Time Evolution of the Total Distribution Function of a One-Dimensional System of Hard Rods

Abstract

We continue our investigation of the time evolution of a one-dimensional system of hard rods. At $t=0\mathrm{}$ there is one particle with a specified position $r^{\prime }$ and velocity $v^{\prime }$, and the remainder are in "equilibrium." Since in this system collisions merely interchange velocities, the "equilibrium" velocity distribution $h_0\mathrm{}\left(v\right)\mathrm{}$ need not be Maxwellian. Exact solutions are obtained for the time-dependent one-particle position-velocity distribution function $f(r-r^{\prime }, v, \frac{t}{v^{\prime }})$. We investigate in particular the averaged positional part of $f$, viz., $G(r-r^{\prime }, t)$, which is the time-dependent pair correlation function whose space-time Fourier transform $S(k,\omega )$ describes coherent neutron scattering in realistic systems. It is shown that $S(k,\omega )$ does not generally contain modes corresponding to sound propagation.

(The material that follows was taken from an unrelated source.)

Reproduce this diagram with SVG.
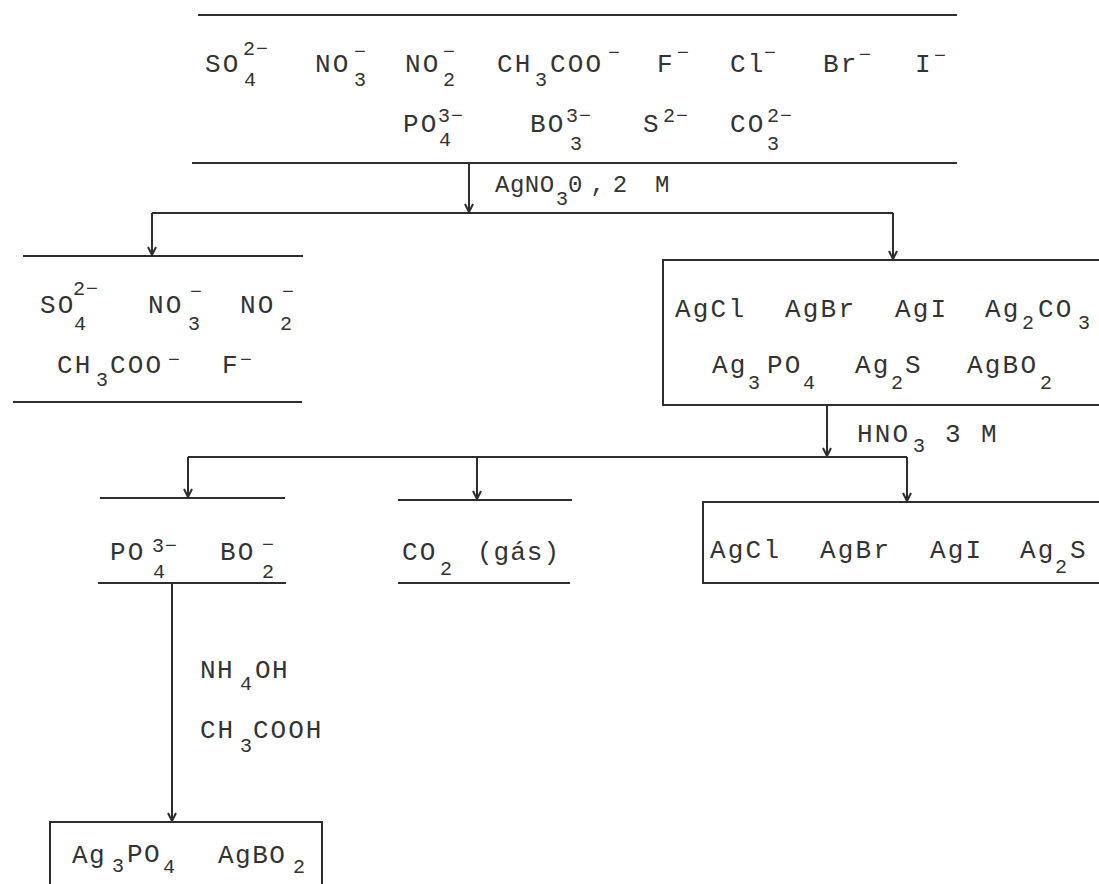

The exceptions are systems with discrete velocity distributions. In the latter case the space Fourier transform $\chi \mathrm{}(k,t)\mathrm{}$ of $G(r,t)\mathrm{}$ is rigorously a sum of simple damped oscillations. An exact kinetic equation for the time evolution of $f$ is derived and investigated. Also found is an approximate kinetic equation which, however, gives exact values of $S(k,\omega )$.